===== DATASET EXTRACT

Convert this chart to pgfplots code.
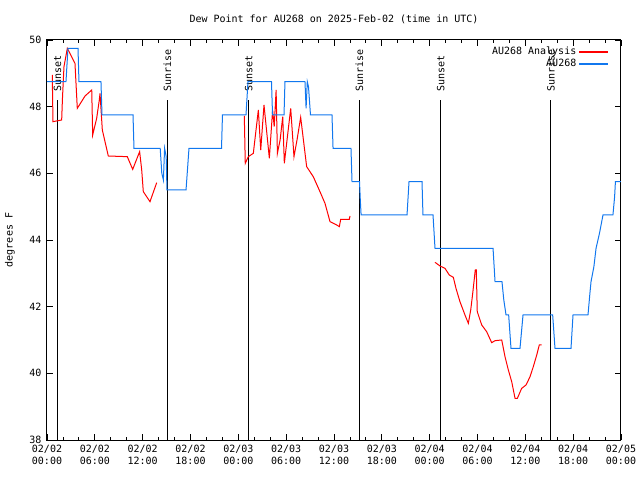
\documentclass[border=0pt]{standalone}
\usepackage{fontspec}
\setmainfont{DejaVu Sans Mono}
\usepackage{pgfplots}
\pgfplotsset{compat=1.18}
\definecolor{obsblue}{RGB}{17,119,238}
\definecolor{anared}{RGB}{255,0,0}
\begin{document}
\fontsize{10bp}{12bp}\selectfont
\begin{tikzpicture}
\useasboundingbox (-47bp,-40bp) rectangle (593bp,440bp);
\begin{axis}[
 at={(0,0)}, anchor=south west,
 scale only axis, width=574bp, height=400bp,
 xmin=0, xmax=72, ymin=38, ymax=50,
 xtick={0,6,...,72},
 xticklabels={{02/02\\00:00},{02/02\\06:00},{02/02\\12:00},{02/02\\18:00},{02/03\\00:00},{02/03\\06:00},{02/03\\12:00},{02/03\\18:00},{02/04\\00:00},{02/04\\06:00},{02/04\\12:00},{02/04\\18:00},{02/05\\00:00}},
 xticklabel style={align=center, font=\fontsize{10bp}{12bp}\selectfont, yshift=-2bp},
 yticklabel style={font=\fontsize{10bp}{12bp}\selectfont, xshift=-2bp},
 minor xtick={2,4,8,10,14,16,20,22,26,28,32,34,38,40,44,46,50,52,56,58,62,64,68,70},
 ytick={38,40,...,50},
 /pgf/number format/assume math mode=true,
 tick align=inside,
 major tick length=6bp, minor tick length=3bp,
 every tick/.style={black, line width=0.8bp},
 axis line style={line width=1bp},
 ylabel={degrees F},
 every axis y label/.style={at={(axis description cs:-0.0645,0.5)}, rotate=90, anchor=center},
 title={Dew Point for AU268 on 2025-Feb-02 (time in UTC)},
 every axis title/.style={at={(axis description cs:0.5,1.0525)}, anchor=center},
 legend style={at={(axis description cs:1,1)}, anchor=north east, xshift=-9bp, yshift=-3bp, draw=none, fill=none, font=\fontsize{10bp}{12bp}\selectfont, row sep=-1bp},
 legend cell align=right,
 legend plot pos=right,
]
% sunrise / sunset lines
\addplot[forget plot, black, line width=1.3bp] coordinates {(1.3,38) (1.3,48.2)};
\addplot[forget plot, black, line width=1.3bp] coordinates {(15.1,38) (15.1,48.2)};
\addplot[forget plot, black, line width=1.3bp] coordinates {(25.3,38) (25.3,48.2)};
\addplot[forget plot, black, line width=1.3bp] coordinates {(39.2,38) (39.2,48.2)};
\addplot[forget plot, black, line width=1.3bp] coordinates {(49.4,38) (49.4,48.2)};
\addplot[forget plot, black, line width=1.3bp] coordinates {(63.2,38) (63.2,48.2)};
\node[rotate=90, anchor=west, inner sep=0pt] at (axis cs:1.3,48.45) {Sunset};
\node[rotate=90, anchor=west, inner sep=0pt] at (axis cs:15.1,48.45) {Sunrise};
\node[rotate=90, anchor=west, inner sep=0pt] at (axis cs:25.3,48.45) {Sunset};
\node[rotate=90, anchor=west, inner sep=0pt] at (axis cs:39.2,48.45) {Sunrise};
\node[rotate=90, anchor=west, inner sep=0pt] at (axis cs:49.4,48.45) {Sunset};
\node[rotate=90, anchor=west, inner sep=0pt] at (axis cs:63.2,48.45) {Sunrise};
% legend
\addlegendimage{anared, line width=1.5bp, legend image code/.code={\draw[anared, line width=1.5bp] (0bp,0bp) -- (29bp,0bp);}}
\addlegendentry{AU268 Analysis}
\addlegendimage{obsblue, line width=1.5bp, legend image code/.code={\draw[obsblue, line width=1.5bp] (0bp,0bp) -- (29bp,0bp);}}
\addlegendentry{AU268}
% analysis (red)
\addplot[anared, line width=1bp, forget plot] coordinates {
(0.66,48.95) (0.75,47.55) (1.84,47.6) (1.94,48.25) (2.13,49.2) (2.55,49.75) (3.51,49.3) (3.80,47.95)
(4.77,48.32) (5.61,48.5) (5.73,47.15) (6.23,47.65) (6.56,48.2) (6.65,48.4) (6.94,47.3) (7.69,46.52)
(10.07,46.5) (10.75,46.12) (11.62,46.65) (11.88,46.1) (12.08,45.45) (12.92,45.15) (13.76,45.72)
};
\addplot[anared, line width=1bp, forget plot] coordinates {
(24.75,47.72) (24.87,46.3) (25.25,46.5) (25.88,46.6) (26.51,47.9) (26.81,46.7) (27.22,48.05) (27.89,46.45)
(28.3,47.9) (28.5,47.4) (28.74,48.5) (28.9,46.6) (29.24,47.0) (29.57,47.7) (29.77,46.3) (30.57,47.95)
(30.98,46.5) (31.36,47.0) (31.82,47.68) (32.57,46.2) (33.40,45.9) (34.24,45.45) (34.87,45.1) (35.50,44.55)
(36.34,44.45) (36.67,44.4) (36.84,44.62) (37.92,44.62) (38.01,44.72)
};
\addplot[anared, line width=1bp, forget plot] coordinates {
(48.67,43.33) (49.30,43.22) (49.92,43.15) (50.46,42.95) (50.97,42.88) (51.30,42.55) (51.80,42.15) (52.43,41.75)
(52.85,41.5) (53.15,41.9) (53.40,42.4) (53.72,43.1) (53.85,43.1) (53.97,41.85) (54.53,41.45) (55.15,41.25)
(55.78,40.92) (56.20,40.98) (57.04,41.0) (57.45,40.5) (57.87,40.1) (58.29,39.75) (58.71,39.25) (59.0,39.25)
(59.54,39.55) (60.09,39.65) (60.59,39.9) (61.0,40.2) (61.43,40.55) (61.75,40.85) (62.05,40.85)
};
% observations (blue)
\addplot[obsblue, line width=1bp, forget plot] coordinates {
(0,48.75) (2.38,48.75) (2.63,49.75) (3.89,49.75) (4.01,48.75) (6.77,48.75) (6.90,47.75) (10.79,47.75)
(10.91,46.75) (14.2,46.75) (14.4,46.0) (14.6,45.8) (14.75,46.75) (14.95,46.5) (15.05,45.5) (17.44,45.5)
(17.81,46.75) (21.89,46.75) (22.01,47.75) (24.96,47.75) (25.21,48.75) (28.16,48.75) (28.29,47.75) (29.73,47.75)
(29.85,48.75) (32.36,48.75) (32.5,47.95) (32.65,48.75) (32.8,48.6) (33.05,47.75) (35.75,47.75) (35.88,46.75)
(38.13,46.75) (38.26,45.75) (39.20,45.75) (39.3,45.2) (39.4,44.75) (45.16,44.75) (45.41,45.75) (47.04,45.75)
(47.16,44.75) (48.42,44.75) (48.67,43.75) (55.95,43.75) (56.20,42.75) (57.07,42.75) (57.3,42.2) (57.58,41.75)
(57.91,41.75) (58.20,40.75) (59.33,40.75) (59.71,41.75) (63.43,41.75) (63.72,40.75) (65.73,40.75) (65.98,41.75)
(67.86,41.75) (68.1,42.4) (68.24,42.75) (68.6,43.2) (68.87,43.75) (69.3,44.2) (69.74,44.75) (70.99,44.75)
(71.2,45.3) (71.30,45.75) (72,45.75)
};
\end{axis}
\end{tikzpicture}
\end{document}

==========

Without including any picture, repeat the data exactly.

Convert this chart to pgfplots code.
\documentclass[border=0pt]{standalone}
\usepackage{fontspec}
\setmainfont{DejaVu Sans Mono}
\usepackage{pgfplots}
\pgfplotsset{compat=1.18}
\definecolor{obsblue}{RGB}{17,119,238}
\definecolor{anared}{RGB}{255,0,0}
\begin{document}
\fontsize{10bp}{12bp}\selectfont
\begin{tikzpicture}
\useasboundingbox (-47bp,-40bp) rectangle (593bp,440bp);
\begin{axis}[
 at={(0,0)}, anchor=south west,
 scale only axis, width=574bp, height=400bp,
 xmin=0, xmax=72, ymin=38, ymax=50,
 xtick={0,6,...,72},
 xticklabels={{02/02\\00:00},{02/02\\06:00},{02/02\\12:00},{02/02\\18:00},{02/03\\00:00},{02/03\\06:00},{02/03\\12:00},{02/03\\18:00},{02/04\\00:00},{02/04\\06:00},{02/04\\12:00},{02/04\\18:00},{02/05\\00:00}},
 xticklabel style={align=center, font=\fontsize{10bp}{12bp}\selectfont, yshift=-2bp},
 yticklabel style={font=\fontsize{10bp}{12bp}\selectfont, xshift=-2bp},
 minor xtick={2,4,8,10,14,16,20,22,26,28,32,34,38,40,44,46,50,52,56,58,62,64,68,70},
 ytick={38,40,...,50},
 /pgf/number format/assume math mode=true,
 tick align=inside,
 major tick length=6bp, minor tick length=3bp,
 every tick/.style={black, line width=0.8bp},
 axis line style={line width=1bp},
 ylabel={degrees F},
 every axis y label/.style={at={(axis description cs:-0.0645,0.5)}, rotate=90, anchor=center},
 title={Dew Point for AU268 on 2025-Feb-02 (time in UTC)},
 every axis title/.style={at={(axis description cs:0.5,1.0525)}, anchor=center},
 legend style={at={(axis description cs:1,1)}, anchor=north east, xshift=-9bp, yshift=-3bp, draw=none, fill=none, font=\fontsize{10bp}{12bp}\selectfont, row sep=-1bp},
 legend cell align=right,
 legend plot pos=right,
]
% sunrise / sunset lines
\addplot[forget plot, black, line width=1.3bp] coordinates {(1.3,38) (1.3,48.2)};
\addplot[forget plot, black, line width=1.3bp] coordinates {(15.1,38) (15.1,48.2)};
\addplot[forget plot, black, line width=1.3bp] coordinates {(25.3,38) (25.3,48.2)};
\addplot[forget plot, black, line width=1.3bp] coordinates {(39.2,38) (39.2,48.2)};
\addplot[forget plot, black, line width=1.3bp] coordinates {(49.4,38) (49.4,48.2)};
\addplot[forget plot, black, line width=1.3bp] coordinates {(63.2,38) (63.2,48.2)};
\node[rotate=90, anchor=west, inner sep=0pt] at (axis cs:1.3,48.45) {Sunset};
\node[rotate=90, anchor=west, inner sep=0pt] at (axis cs:15.1,48.45) {Sunrise};
\node[rotate=90, anchor=west, inner sep=0pt] at (axis cs:25.3,48.45) {Sunset};
\node[rotate=90, anchor=west, inner sep=0pt] at (axis cs:39.2,48.45) {Sunrise};
\node[rotate=90, anchor=west, inner sep=0pt] at (axis cs:49.4,48.45) {Sunset};
\node[rotate=90, anchor=west, inner sep=0pt] at (axis cs:63.2,48.45) {Sunrise};
% legend
\addlegendimage{anared, line width=1.5bp, legend image code/.code={\draw[anared, line width=1.5bp] (0bp,0bp) -- (29bp,0bp);}}
\addlegendentry{AU268 Analysis}
\addlegendimage{obsblue, line width=1.5bp, legend image code/.code={\draw[obsblue, line width=1.5bp] (0bp,0bp) -- (29bp,0bp);}}
\addlegendentry{AU268}
% analysis (red)
\addplot[anared, line width=1bp, forget plot] coordinates {
(0.66,48.95) (0.75,47.55) (1.84,47.6) (1.94,48.25) (2.13,49.2) (2.55,49.75) (3.51,49.3) (3.80,47.95)
(4.77,48.32) (5.61,48.5) (5.73,47.15) (6.23,47.65) (6.56,48.2) (6.65,48.4) (6.94,47.3) (7.69,46.52)
(10.07,46.5) (10.75,46.12) (11.62,46.65) (11.88,46.1) (12.08,45.45) (12.92,45.15) (13.76,45.72)
};
\addplot[anared, line width=1bp, forget plot] coordinates {
(24.75,47.72) (24.87,46.3) (25.25,46.5) (25.88,46.6) (26.51,47.9) (26.81,46.7) (27.22,48.05) (27.89,46.45)
(28.3,47.9) (28.5,47.4) (28.74,48.5) (28.9,46.6) (29.24,47.0) (29.57,47.7) (29.77,46.3) (30.57,47.95)
(30.98,46.5) (31.36,47.0) (31.82,47.68) (32.57,46.2) (33.40,45.9) (34.24,45.45) (34.87,45.1) (35.50,44.55)
(36.34,44.45) (36.67,44.4) (36.84,44.62) (37.92,44.62) (38.01,44.72)
};
\addplot[anared, line width=1bp, forget plot] coordinates {
(48.67,43.33) (49.30,43.22) (49.92,43.15) (50.46,42.95) (50.97,42.88) (51.30,42.55) (51.80,42.15) (52.43,41.75)
(52.85,41.5) (53.15,41.9) (53.40,42.4) (53.72,43.1) (53.85,43.1) (53.97,41.85) (54.53,41.45) (55.15,41.25)
(55.78,40.92) (56.20,40.98) (57.04,41.0) (57.45,40.5) (57.87,40.1) (58.29,39.75) (58.71,39.25) (59.0,39.25)
(59.54,39.55) (60.09,39.65) (60.59,39.9) (61.0,40.2) (61.43,40.55) (61.75,40.85) (62.05,40.85)
};
% observations (blue)
\addplot[obsblue, line width=1bp, forget plot] coordinates {
(0,48.75) (2.38,48.75) (2.63,49.75) (3.89,49.75) (4.01,48.75) (6.77,48.75) (6.90,47.75) (10.79,47.75)
(10.91,46.75) (14.2,46.75) (14.4,46.0) (14.6,45.8) (14.75,46.75) (14.95,46.5) (15.05,45.5) (17.44,45.5)
(17.81,46.75) (21.89,46.75) (22.01,47.75) (24.96,47.75) (25.21,48.75) (28.16,48.75) (28.29,47.75) (29.73,47.75)
(29.85,48.75) (32.36,48.75) (32.5,47.95) (32.65,48.75) (32.8,48.6) (33.05,47.75) (35.75,47.75) (35.88,46.75)
(38.13,46.75) (38.26,45.75) (39.20,45.75) (39.3,45.2) (39.4,44.75) (45.16,44.75) (45.41,45.75) (47.04,45.75)
(47.16,44.75) (48.42,44.75) (48.67,43.75) (55.95,43.75) (56.20,42.75) (57.07,42.75) (57.3,42.2) (57.58,41.75)
(57.91,41.75) (58.20,40.75) (59.33,40.75) (59.71,41.75) (63.43,41.75) (63.72,40.75) (65.73,40.75) (65.98,41.75)
(67.86,41.75) (68.1,42.4) (68.24,42.75) (68.6,43.2) (68.87,43.75) (69.3,44.2) (69.74,44.75) (70.99,44.75)
(71.2,45.3) (71.30,45.75) (72,45.75)
};
\end{axis}
\end{tikzpicture}
\end{document}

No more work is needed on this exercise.